* START *

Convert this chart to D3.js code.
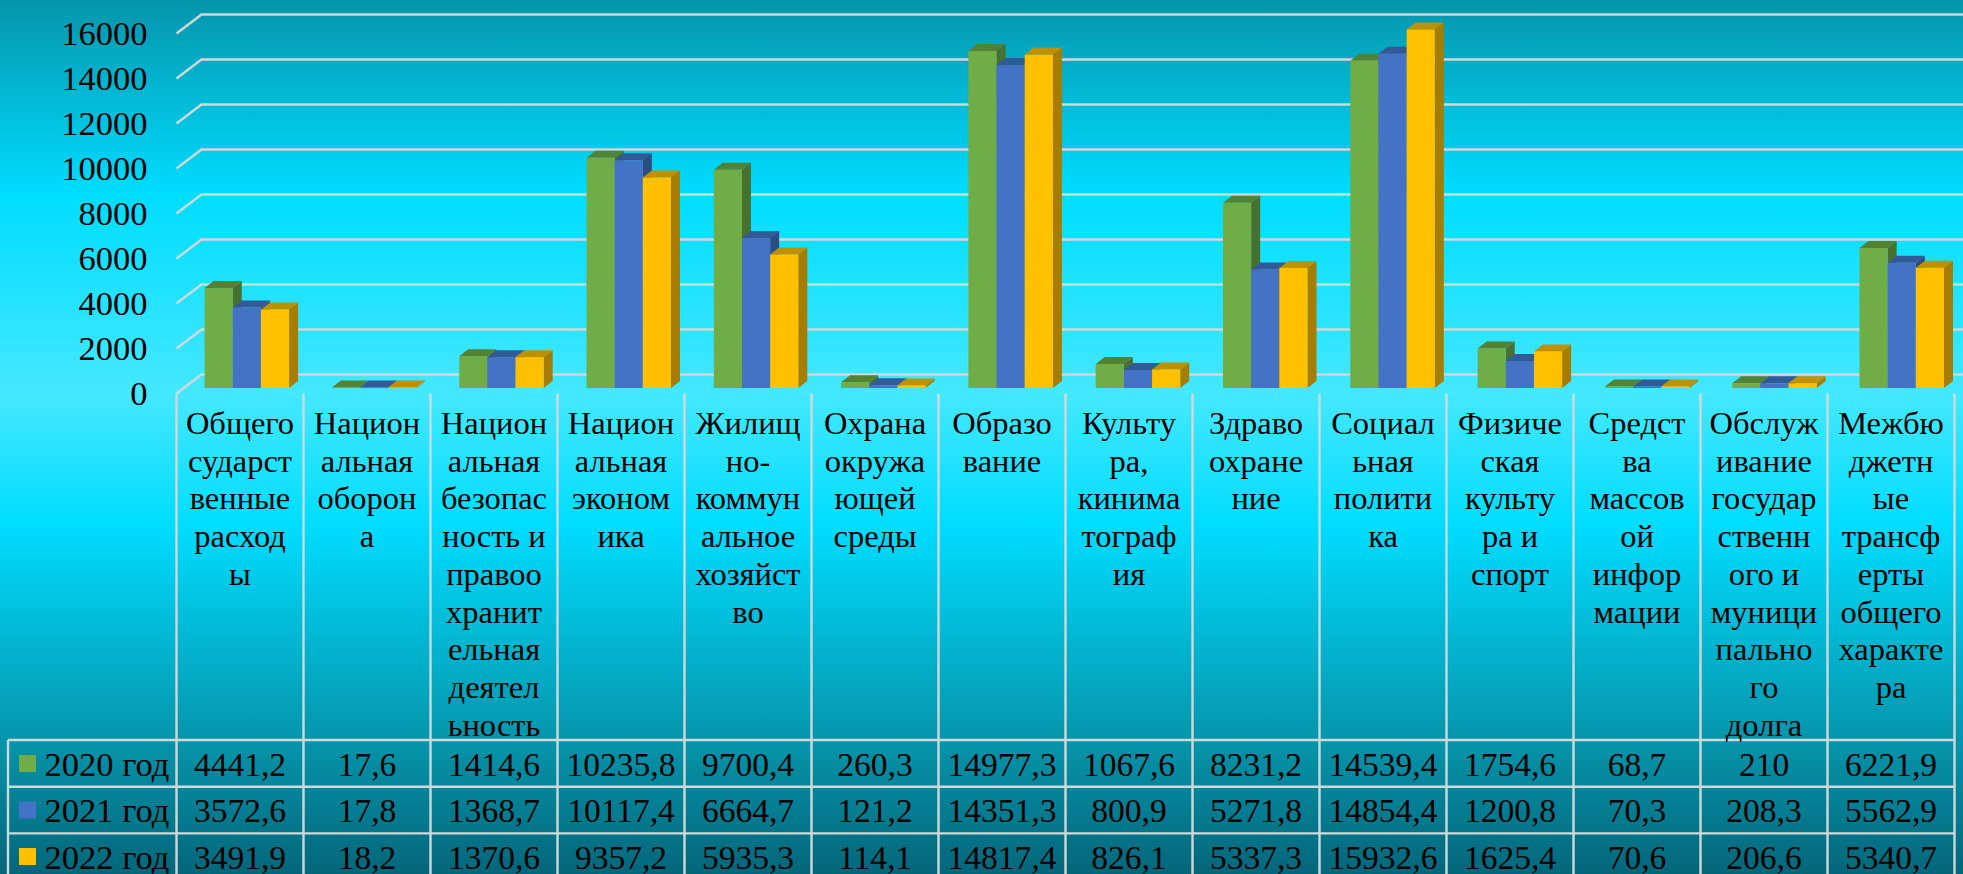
<!DOCTYPE html>
<html>
<head>
<meta charset="utf-8">
<style>
  html, body { margin: 0; padding: 0; overflow: hidden; background: #00ddff; }
  svg { display: block; }
  text { font-family: "Liberation Serif", serif; fill: #000; }
</style>
<script src="https://d3js.org/d3.v7.min.js"></script>
</head>
<body>
<script>
const categories = [
  ["Общего","сударст","венные","расход","ы"],
  ["Национ","альная","оборон","а"],
  ["Национ","альная","безопас","ность и","правоо","хранит","ельная","деятел","ьность"],
  ["Национ","альная","эконом","ика"],
  ["Жилищ","но-","коммун","альное","хозяйст","во"],
  ["Охрана","окружа","ющей","среды"],
  ["Образо","вание"],
  ["Культу","ра,","кинима","тограф","ия"],
  ["Здраво","охране","ние"],
  ["Социал","ьная","полити","ка"],
  ["Физиче","ская","культу","ра и","спорт"],
  ["Средст","ва","массов","ой","инфор","мации"],
  ["Обслуж","ивание","государ","ственн","ого и","муници","пально","го","долга"],
  ["Межбю","джетн","ые","трансф","ерты","общего","характе","ра"]
];
const years = ["2020 год","2021 год","2022 год"];
const v2020 = [4441.2,17.6,1414.6,10235.8,9700.4,260.3,14977.3,1067.6,8231.2,14539.4,1754.6,68.7,210,6221.9];
const v2021 = [3572.6,17.8,1368.7,10117.4,6664.7,121.2,14351.3,800.9,5271.8,14854.4,1200.8,70.3,208.3,5562.9];
const v2022 = [3491.9,18.2,1370.6,9357.2,5935.3,114.1,14817.4,826.1,5337.3,15932.6,1625.4,70.6,206.6,5340.7];
const series = [v2020, v2021, v2022];
const yTicks = [0,2000,4000,6000,8000,10000,12000,14000,16000];
const front = ["#70ad47","#4472c4","#ffc000"];
const topSide = ["#548235","#335a96","#bf9000"];
const rightSide = ["#48702e","#2c4d80","#a67d00"];

const w = 1963, h = 874;
const svg = d3.select("body").append("svg").attr("width", w).attr("height", h);

// background bands
const defs = svg.append("defs");
const grad = defs.append("linearGradient").attr("id","bg").attr("x1",0).attr("y1",0).attr("x2",0).attr("y2",1);
[[0,"#0595ab"],[0.223,"#00ddff"],[0.452,"#45e8ff"],[0.6,"#00ddff"],[0.847,"#0595ab"],[1,"#04667a"]].forEach(s =>
  grad.append("stop").attr("offset", s[0]).attr("stop-color", s[1]));
svg.append("rect").attr("width",w).attr("height",h).attr("fill","url(#bg)");

const idx = d3.range(categories.length);
const x = d3.scaleBand().domain(idx).range([176.5, 1954.5]);
const xBar = d3.scaleBand().domain(idx).range([204.6, 204.6 + 127.3*14]);
const y = d3.scaleLinear().domain([0,16000]).range([393.5, 33.5]);
const sub = d3.scaleBand().domain([0,1,2]).range([0, 84.5]);
const barBase = 388 - 393.5;
const gridDx = 25, gridDy = 19, depthX = 9, depthY = 7;
const lineColor = "#d0d8d8";

// gridlines
svg.append("g").selectAll("path").data(yTicks).join("path")
  .attr("d", d => `M${x(0)},${y(d)}L${x(0)+gridDx},${y(d)-gridDy}L${w},${y(d)-gridDy}`)
  .attr("fill","none").attr("stroke",lineColor).attr("stroke-width",2.4);

// y labels
svg.append("g").selectAll("text").data(yTicks).join("text")
  .attr("x",147.5).attr("y",d => y(d)+11.5).attr("text-anchor","end")
  .attr("font-size",34.5).text(d => d);

// 3d bars, left to right so each front covers the side of the one before
const bars = svg.append("g");
idx.forEach(i => {
  series.forEach((s,k) => {
    const x0 = xBar(i) + sub(k), x1 = x0 + sub.bandwidth();
    const y0 = y(0) + barBase, y1 = y(s[i]) + barBase;
    const g = bars.append("g");
    g.append("path").attr("fill",rightSide[k])
      .attr("d",`M${x1},${y0}L${x1+depthX},${y0-depthY}L${x1+depthX},${y1-depthY}L${x1},${y1}Z`);
    g.append("path").attr("fill",topSide[k])
      .attr("d",`M${x0},${y1}L${x0+depthX},${y1-depthY}L${x1+depthX},${y1-depthY}L${x1},${y1}Z`);
    g.append("rect").attr("x",x0).attr("y",y1).attr("width",sub.bandwidth()).attr("height",Math.max(y0-y1,0.5)).attr("fill",front[k]);
  });
});

// table lines
const tableTop = 740, rowH = 46.7, labelLeft = 8;
const rowY = d3.range(4).map(r => tableTop + r*rowH);
const tableRight = x(13) + x.bandwidth();
const table = svg.append("g").attr("stroke",lineColor).attr("stroke-width",2.4);
d3.range(15).forEach(i => {
  const lx = i < 14 ? x(i) : tableRight;
  table.append("line").attr("x1",lx).attr("x2",lx).attr("y1",393.5).attr("y2",h);
});
table.append("line").attr("x1",labelLeft).attr("x2",labelLeft).attr("y1",tableTop).attr("y2",h);
rowY.forEach(ry => table.append("line").attr("x1",labelLeft).attr("x2",tableRight).attr("y1",ry).attr("y2",ry));

// category labels
const cat = svg.append("g").attr("text-anchor","middle").attr("font-size",32.5);
categories.forEach((lines,i) => {
  lines.forEach((t,l) => {
    cat.append("text").attr("x",x(i)+x.bandwidth()/2).attr("y",434+l*37.7).text(t);
  });
});

// table rows
series.forEach((s,k) => {
  const base = 775.5 + k*46.5;
  svg.append("rect").attr("x",19).attr("y",base-20.5).attr("width",17).attr("height",17).attr("fill",front[k]);
  svg.append("text").attr("x",44.5).attr("y",base).attr("font-size",34.5).text(years[k]);
  s.forEach((v,i) => {
    svg.append("text").attr("x",x(i)+x.bandwidth()/2).attr("y",base).attr("text-anchor","middle")
      .attr("font-size",33.5).text(String(v).replace(".",","));
  });
});
</script>
</body>
</html>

* END *

• **What the task requires**
Repeat the material above in full and exactly, apart from the pictures.

• **Solution to this task**
Convert this chart to D3.js code.
<!DOCTYPE html>
<html>
<head>
<meta charset="utf-8">
<style>
  html, body { margin: 0; padding: 0; overflow: hidden; background: #00ddff; }
  svg { display: block; }
  text { font-family: "Liberation Serif", serif; fill: #000; }
</style>
<script src="https://d3js.org/d3.v7.min.js"></script>
</head>
<body>
<script>
const categories = [
  ["Общего","сударст","венные","расход","ы"],
  ["Национ","альная","оборон","а"],
  ["Национ","альная","безопас","ность и","правоо","хранит","ельная","деятел","ьность"],
  ["Национ","альная","эконом","ика"],
  ["Жилищ","но-","коммун","альное","хозяйст","во"],
  ["Охрана","окружа","ющей","среды"],
  ["Образо","вание"],
  ["Культу","ра,","кинима","тограф","ия"],
  ["Здраво","охране","ние"],
  ["Социал","ьная","полити","ка"],
  ["Физиче","ская","культу","ра и","спорт"],
  ["Средст","ва","массов","ой","инфор","мации"],
  ["Обслуж","ивание","государ","ственн","ого и","муници","пально","го","долга"],
  ["Межбю","джетн","ые","трансф","ерты","общего","характе","ра"]
];
const years = ["2020 год","2021 год","2022 год"];
const v2020 = [4441.2,17.6,1414.6,10235.8,9700.4,260.3,14977.3,1067.6,8231.2,14539.4,1754.6,68.7,210,6221.9];
const v2021 = [3572.6,17.8,1368.7,10117.4,6664.7,121.2,14351.3,800.9,5271.8,14854.4,1200.8,70.3,208.3,5562.9];
const v2022 = [3491.9,18.2,1370.6,9357.2,5935.3,114.1,14817.4,826.1,5337.3,15932.6,1625.4,70.6,206.6,5340.7];
const series = [v2020, v2021, v2022];
const yTicks = [0,2000,4000,6000,8000,10000,12000,14000,16000];
const front = ["#70ad47","#4472c4","#ffc000"];
const topSide = ["#548235","#335a96","#bf9000"];
const rightSide = ["#48702e","#2c4d80","#a67d00"];

const w = 1963, h = 874;
const svg = d3.select("body").append("svg").attr("width", w).attr("height", h);

// background bands
const defs = svg.append("defs");
const grad = defs.append("linearGradient").attr("id","bg").attr("x1",0).attr("y1",0).attr("x2",0).attr("y2",1);
[[0,"#0595ab"],[0.223,"#00ddff"],[0.452,"#45e8ff"],[0.6,"#00ddff"],[0.847,"#0595ab"],[1,"#04667a"]].forEach(s =>
  grad.append("stop").attr("offset", s[0]).attr("stop-color", s[1]));
svg.append("rect").attr("width",w).attr("height",h).attr("fill","url(#bg)");

const idx = d3.range(categories.length);
const x = d3.scaleBand().domain(idx).range([176.5, 1954.5]);
const xBar = d3.scaleBand().domain(idx).range([204.6, 204.6 + 127.3*14]);
const y = d3.scaleLinear().domain([0,16000]).range([393.5, 33.5]);
const sub = d3.scaleBand().domain([0,1,2]).range([0, 84.5]);
const barBase = 388 - 393.5;
const gridDx = 25, gridDy = 19, depthX = 9, depthY = 7;
const lineColor = "#d0d8d8";

// gridlines
svg.append("g").selectAll("path").data(yTicks).join("path")
  .attr("d", d => `M${x(0)},${y(d)}L${x(0)+gridDx},${y(d)-gridDy}L${w},${y(d)-gridDy}`)
  .attr("fill","none").attr("stroke",lineColor).attr("stroke-width",2.4);

// y labels
svg.append("g").selectAll("text").data(yTicks).join("text")
  .attr("x",147.5).attr("y",d => y(d)+11.5).attr("text-anchor","end")
  .attr("font-size",34.5).text(d => d);

// 3d bars, left to right so each front covers the side of the one before
const bars = svg.append("g");
idx.forEach(i => {
  series.forEach((s,k) => {
    const x0 = xBar(i) + sub(k), x1 = x0 + sub.bandwidth();
    const y0 = y(0) + barBase, y1 = y(s[i]) + barBase;
    const g = bars.append("g");
    g.append("path").attr("fill",rightSide[k])
      .attr("d",`M${x1},${y0}L${x1+depthX},${y0-depthY}L${x1+depthX},${y1-depthY}L${x1},${y1}Z`);
    g.append("path").attr("fill",topSide[k])
      .attr("d",`M${x0},${y1}L${x0+depthX},${y1-depthY}L${x1+depthX},${y1-depthY}L${x1},${y1}Z`);
    g.append("rect").attr("x",x0).attr("y",y1).attr("width",sub.bandwidth()).attr("height",Math.max(y0-y1,0.5)).attr("fill",front[k]);
  });
});

// table lines
const tableTop = 740, rowH = 46.7, labelLeft = 8;
const rowY = d3.range(4).map(r => tableTop + r*rowH);
const tableRight = x(13) + x.bandwidth();
const table = svg.append("g").attr("stroke",lineColor).attr("stroke-width",2.4);
d3.range(15).forEach(i => {
  const lx = i < 14 ? x(i) : tableRight;
  table.append("line").attr("x1",lx).attr("x2",lx).attr("y1",393.5).attr("y2",h);
});
table.append("line").attr("x1",labelLeft).attr("x2",labelLeft).attr("y1",tableTop).attr("y2",h);
rowY.forEach(ry => table.append("line").attr("x1",labelLeft).attr("x2",tableRight).attr("y1",ry).attr("y2",ry));

// category labels
const cat = svg.append("g").attr("text-anchor","middle").attr("font-size",32.5);
categories.forEach((lines,i) => {
  lines.forEach((t,l) => {
    cat.append("text").attr("x",x(i)+x.bandwidth()/2).attr("y",434+l*37.7).text(t);
  });
});

// table rows
series.forEach((s,k) => {
  const base = 775.5 + k*46.5;
  svg.append("rect").attr("x",19).attr("y",base-20.5).attr("width",17).attr("height",17).attr("fill",front[k]);
  svg.append("text").attr("x",44.5).attr("y",base).attr("font-size",34.5).text(years[k]);
  s.forEach((v,i) => {
    svg.append("text").attr("x",x(i)+x.bandwidth()/2).attr("y",base).attr("text-anchor","middle")
      .attr("font-size",33.5).text(String(v).replace(".",","));
  });
});
</script>
</body>
</html>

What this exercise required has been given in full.